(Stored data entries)
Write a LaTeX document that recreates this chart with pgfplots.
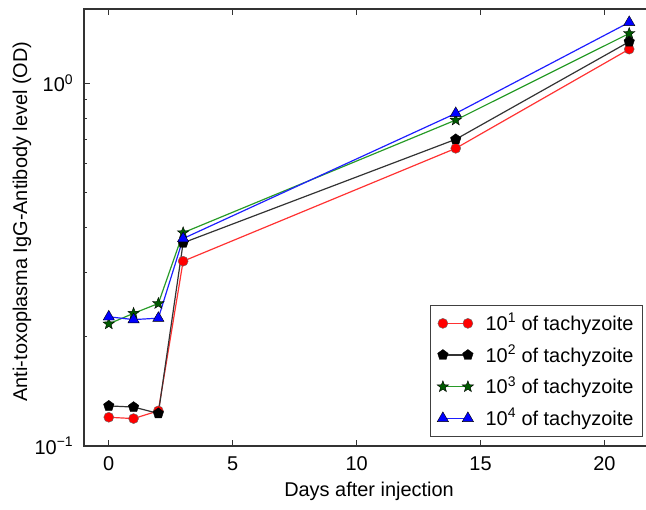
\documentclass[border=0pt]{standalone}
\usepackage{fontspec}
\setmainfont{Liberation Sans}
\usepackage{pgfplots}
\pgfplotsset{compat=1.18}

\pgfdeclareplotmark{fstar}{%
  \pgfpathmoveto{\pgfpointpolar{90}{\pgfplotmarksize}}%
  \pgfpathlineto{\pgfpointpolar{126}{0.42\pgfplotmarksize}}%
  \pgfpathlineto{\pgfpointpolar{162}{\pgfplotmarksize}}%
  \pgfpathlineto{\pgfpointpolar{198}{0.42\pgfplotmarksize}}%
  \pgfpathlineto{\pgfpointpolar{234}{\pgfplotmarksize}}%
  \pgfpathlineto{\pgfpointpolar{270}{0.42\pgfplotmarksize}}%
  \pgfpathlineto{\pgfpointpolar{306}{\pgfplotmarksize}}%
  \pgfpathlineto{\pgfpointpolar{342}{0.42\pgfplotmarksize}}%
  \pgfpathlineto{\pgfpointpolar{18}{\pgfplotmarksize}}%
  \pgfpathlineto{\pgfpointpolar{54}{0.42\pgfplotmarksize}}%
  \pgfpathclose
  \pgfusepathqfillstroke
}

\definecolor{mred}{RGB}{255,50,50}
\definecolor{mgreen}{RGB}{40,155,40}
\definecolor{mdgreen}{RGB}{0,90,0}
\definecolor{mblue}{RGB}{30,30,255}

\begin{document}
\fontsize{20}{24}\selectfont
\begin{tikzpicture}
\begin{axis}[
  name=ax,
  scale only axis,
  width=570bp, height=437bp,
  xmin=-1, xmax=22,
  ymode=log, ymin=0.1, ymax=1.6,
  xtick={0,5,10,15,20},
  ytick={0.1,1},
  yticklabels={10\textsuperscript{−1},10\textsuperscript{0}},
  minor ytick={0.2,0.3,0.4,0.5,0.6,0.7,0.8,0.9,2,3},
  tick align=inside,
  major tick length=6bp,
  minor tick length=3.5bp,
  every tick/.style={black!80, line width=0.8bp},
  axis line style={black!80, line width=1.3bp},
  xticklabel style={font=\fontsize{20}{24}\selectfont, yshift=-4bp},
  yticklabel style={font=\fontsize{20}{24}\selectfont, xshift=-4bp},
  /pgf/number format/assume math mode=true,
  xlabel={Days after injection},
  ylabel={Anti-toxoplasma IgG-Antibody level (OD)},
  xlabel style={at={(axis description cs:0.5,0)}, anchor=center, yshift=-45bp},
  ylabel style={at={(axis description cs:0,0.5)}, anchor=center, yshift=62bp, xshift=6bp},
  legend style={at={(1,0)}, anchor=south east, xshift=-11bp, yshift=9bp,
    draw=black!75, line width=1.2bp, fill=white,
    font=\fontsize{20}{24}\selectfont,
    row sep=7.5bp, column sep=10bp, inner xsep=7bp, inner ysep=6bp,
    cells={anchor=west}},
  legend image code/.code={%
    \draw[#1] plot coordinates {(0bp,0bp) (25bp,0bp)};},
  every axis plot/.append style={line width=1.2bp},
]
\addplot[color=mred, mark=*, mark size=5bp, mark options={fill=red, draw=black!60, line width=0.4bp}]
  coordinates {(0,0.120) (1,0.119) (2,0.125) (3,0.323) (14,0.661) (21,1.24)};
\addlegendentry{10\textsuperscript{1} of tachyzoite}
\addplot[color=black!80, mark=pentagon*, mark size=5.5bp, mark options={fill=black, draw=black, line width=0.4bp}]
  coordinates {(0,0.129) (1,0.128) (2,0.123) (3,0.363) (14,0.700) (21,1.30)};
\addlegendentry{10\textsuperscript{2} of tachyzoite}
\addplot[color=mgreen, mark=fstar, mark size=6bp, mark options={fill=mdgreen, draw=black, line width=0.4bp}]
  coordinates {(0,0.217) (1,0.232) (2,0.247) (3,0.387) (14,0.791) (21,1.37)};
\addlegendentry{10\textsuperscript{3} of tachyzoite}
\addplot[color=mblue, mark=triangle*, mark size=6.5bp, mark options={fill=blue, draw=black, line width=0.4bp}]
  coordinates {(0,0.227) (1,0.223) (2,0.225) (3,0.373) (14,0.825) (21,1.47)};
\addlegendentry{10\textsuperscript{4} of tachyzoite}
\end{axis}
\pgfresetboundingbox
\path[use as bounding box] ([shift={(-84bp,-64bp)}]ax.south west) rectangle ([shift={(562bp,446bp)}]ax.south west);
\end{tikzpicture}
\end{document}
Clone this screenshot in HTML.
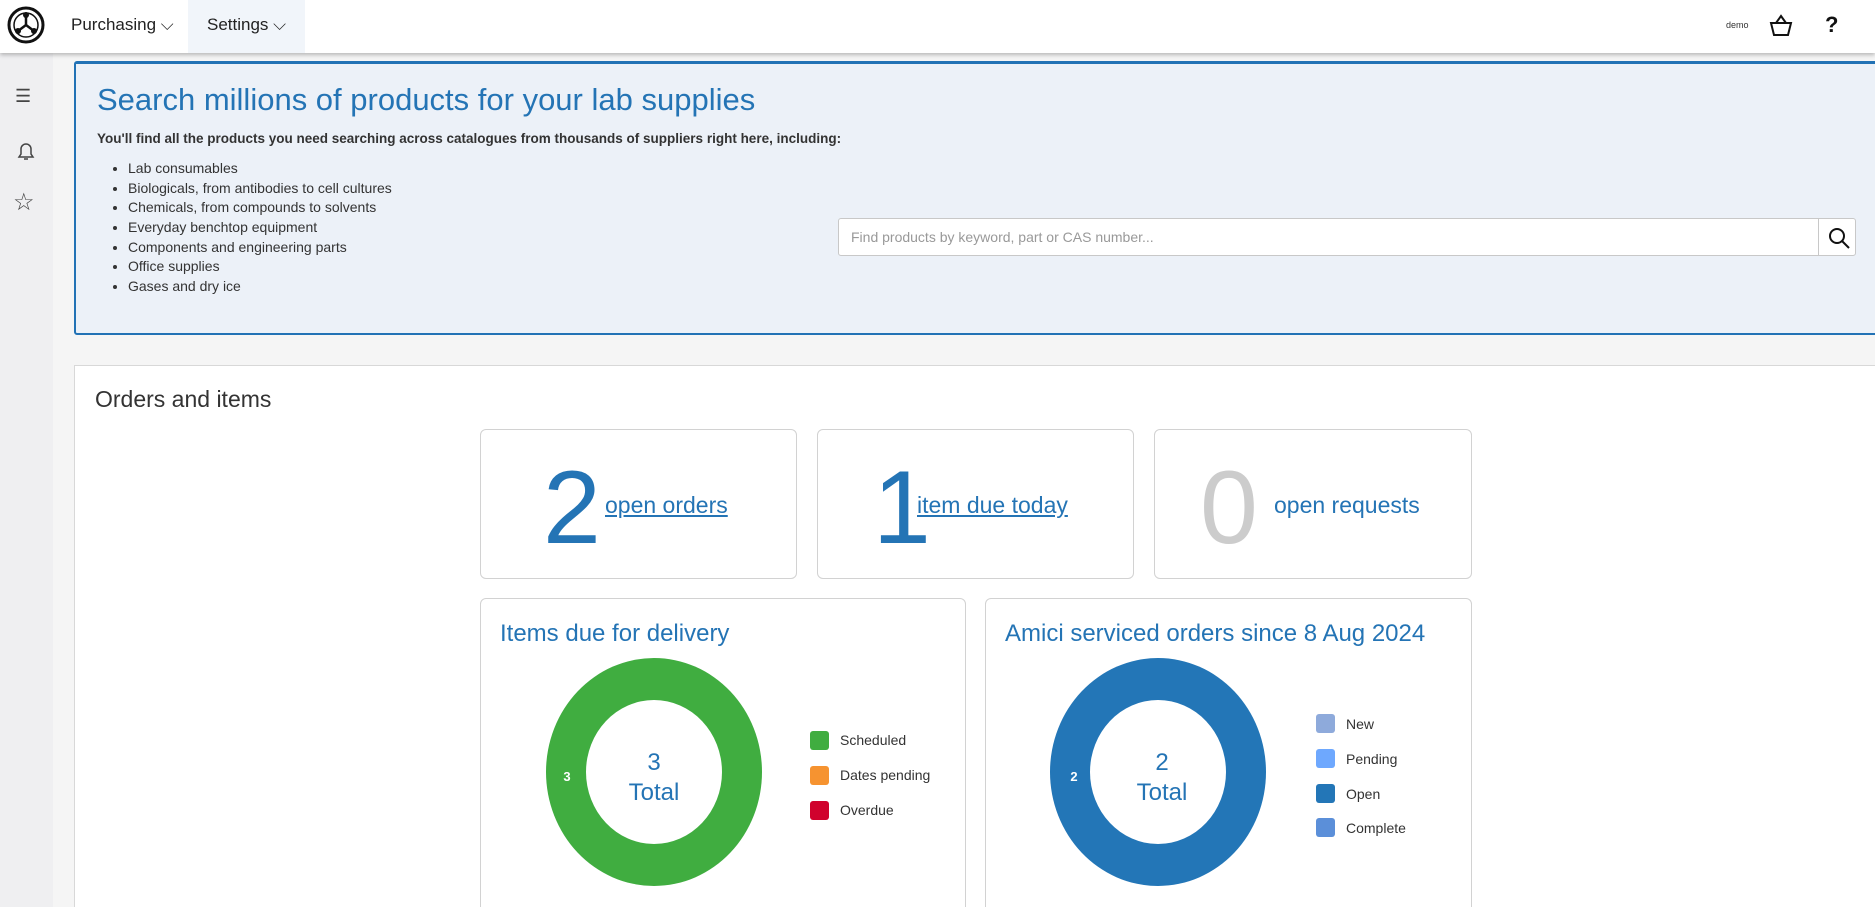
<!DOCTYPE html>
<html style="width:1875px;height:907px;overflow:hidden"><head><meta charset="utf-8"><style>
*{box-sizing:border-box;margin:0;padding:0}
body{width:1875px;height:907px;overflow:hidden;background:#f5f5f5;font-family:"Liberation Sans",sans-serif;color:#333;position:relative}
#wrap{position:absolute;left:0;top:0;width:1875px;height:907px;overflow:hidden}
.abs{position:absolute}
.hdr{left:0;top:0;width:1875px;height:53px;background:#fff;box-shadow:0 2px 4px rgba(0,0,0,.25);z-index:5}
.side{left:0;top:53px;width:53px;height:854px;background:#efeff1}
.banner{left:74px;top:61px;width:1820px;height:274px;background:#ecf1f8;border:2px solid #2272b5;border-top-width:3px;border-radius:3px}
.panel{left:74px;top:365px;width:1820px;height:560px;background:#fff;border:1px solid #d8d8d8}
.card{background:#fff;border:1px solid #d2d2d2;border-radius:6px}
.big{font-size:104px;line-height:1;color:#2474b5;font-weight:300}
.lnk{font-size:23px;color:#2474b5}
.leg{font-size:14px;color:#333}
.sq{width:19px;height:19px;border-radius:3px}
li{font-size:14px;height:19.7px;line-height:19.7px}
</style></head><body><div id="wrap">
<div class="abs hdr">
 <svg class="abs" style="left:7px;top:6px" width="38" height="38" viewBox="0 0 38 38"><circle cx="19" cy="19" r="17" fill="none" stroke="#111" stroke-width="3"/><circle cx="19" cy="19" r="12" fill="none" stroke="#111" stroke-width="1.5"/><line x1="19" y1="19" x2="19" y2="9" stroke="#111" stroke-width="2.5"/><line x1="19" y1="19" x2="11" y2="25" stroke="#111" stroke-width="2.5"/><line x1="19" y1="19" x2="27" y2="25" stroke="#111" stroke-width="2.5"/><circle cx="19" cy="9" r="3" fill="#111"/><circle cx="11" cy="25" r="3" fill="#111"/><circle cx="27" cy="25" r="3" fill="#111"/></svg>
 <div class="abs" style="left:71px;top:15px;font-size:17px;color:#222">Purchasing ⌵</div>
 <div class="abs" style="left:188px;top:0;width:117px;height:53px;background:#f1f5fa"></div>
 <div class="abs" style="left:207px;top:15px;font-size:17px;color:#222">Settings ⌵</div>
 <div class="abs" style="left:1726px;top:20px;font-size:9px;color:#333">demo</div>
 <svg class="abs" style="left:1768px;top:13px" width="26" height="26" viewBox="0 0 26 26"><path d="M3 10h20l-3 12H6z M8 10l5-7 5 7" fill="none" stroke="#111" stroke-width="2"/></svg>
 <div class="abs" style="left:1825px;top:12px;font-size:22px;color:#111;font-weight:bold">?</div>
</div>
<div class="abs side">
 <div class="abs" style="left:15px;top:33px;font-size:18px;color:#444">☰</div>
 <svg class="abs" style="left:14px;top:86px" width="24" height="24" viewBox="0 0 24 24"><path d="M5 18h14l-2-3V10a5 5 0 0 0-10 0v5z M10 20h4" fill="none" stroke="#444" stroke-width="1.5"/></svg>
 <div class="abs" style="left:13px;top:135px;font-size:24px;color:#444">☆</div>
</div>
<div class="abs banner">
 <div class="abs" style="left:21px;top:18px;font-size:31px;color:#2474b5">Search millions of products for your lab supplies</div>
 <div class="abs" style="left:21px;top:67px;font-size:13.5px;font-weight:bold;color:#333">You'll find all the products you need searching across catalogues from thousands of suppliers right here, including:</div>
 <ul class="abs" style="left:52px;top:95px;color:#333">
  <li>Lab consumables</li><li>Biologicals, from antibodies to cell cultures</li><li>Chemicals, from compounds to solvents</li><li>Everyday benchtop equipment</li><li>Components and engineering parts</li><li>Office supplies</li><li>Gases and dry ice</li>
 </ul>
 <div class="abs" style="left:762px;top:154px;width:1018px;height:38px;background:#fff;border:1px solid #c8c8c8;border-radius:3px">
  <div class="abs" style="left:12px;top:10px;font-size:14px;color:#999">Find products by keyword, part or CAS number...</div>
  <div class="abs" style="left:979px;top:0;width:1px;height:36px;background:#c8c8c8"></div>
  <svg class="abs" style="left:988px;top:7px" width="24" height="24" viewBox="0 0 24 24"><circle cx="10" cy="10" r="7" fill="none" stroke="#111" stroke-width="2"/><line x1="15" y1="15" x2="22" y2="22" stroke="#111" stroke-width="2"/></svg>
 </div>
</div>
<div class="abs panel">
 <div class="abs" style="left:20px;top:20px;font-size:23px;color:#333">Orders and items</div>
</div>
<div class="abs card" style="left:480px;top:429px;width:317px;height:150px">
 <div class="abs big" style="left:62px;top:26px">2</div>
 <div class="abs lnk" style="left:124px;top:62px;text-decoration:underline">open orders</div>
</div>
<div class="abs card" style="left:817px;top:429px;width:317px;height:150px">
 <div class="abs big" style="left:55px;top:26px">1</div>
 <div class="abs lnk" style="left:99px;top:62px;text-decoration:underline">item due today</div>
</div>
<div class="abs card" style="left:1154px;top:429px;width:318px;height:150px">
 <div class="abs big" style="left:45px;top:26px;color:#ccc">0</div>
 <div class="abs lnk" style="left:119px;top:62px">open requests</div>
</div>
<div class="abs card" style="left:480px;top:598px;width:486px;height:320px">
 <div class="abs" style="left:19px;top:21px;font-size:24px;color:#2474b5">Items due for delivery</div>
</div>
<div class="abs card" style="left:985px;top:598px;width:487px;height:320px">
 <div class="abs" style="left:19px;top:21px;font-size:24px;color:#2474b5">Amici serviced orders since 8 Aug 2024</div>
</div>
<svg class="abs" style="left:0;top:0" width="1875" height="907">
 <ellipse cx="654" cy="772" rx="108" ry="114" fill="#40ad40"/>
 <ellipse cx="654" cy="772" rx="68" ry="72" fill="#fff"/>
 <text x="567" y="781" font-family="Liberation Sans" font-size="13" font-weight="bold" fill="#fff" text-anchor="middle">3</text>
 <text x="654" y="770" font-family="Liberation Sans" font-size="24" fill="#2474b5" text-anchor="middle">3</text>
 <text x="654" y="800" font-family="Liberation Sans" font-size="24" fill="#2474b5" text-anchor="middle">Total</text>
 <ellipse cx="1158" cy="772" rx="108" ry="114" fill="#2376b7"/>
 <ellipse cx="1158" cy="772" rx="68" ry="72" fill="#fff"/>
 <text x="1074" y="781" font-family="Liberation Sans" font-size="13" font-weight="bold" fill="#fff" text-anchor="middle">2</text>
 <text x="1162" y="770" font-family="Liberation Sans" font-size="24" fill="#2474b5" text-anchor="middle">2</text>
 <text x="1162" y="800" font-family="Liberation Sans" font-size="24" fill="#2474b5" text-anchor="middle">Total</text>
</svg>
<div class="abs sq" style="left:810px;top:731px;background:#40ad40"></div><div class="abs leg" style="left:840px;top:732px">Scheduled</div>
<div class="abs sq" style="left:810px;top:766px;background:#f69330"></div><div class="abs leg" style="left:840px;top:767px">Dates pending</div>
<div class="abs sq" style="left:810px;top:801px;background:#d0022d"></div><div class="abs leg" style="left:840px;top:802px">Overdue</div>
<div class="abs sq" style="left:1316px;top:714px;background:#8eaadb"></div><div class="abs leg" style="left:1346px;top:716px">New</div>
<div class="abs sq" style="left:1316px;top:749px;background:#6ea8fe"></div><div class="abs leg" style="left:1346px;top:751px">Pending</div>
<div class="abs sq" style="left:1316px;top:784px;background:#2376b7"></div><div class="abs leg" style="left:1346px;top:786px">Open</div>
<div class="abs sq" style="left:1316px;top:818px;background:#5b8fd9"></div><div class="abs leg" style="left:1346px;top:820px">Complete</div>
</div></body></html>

■ **Stated task**
Note how many lines of the material contain the string "this". Then report that number by itself.

■ **The reply**
2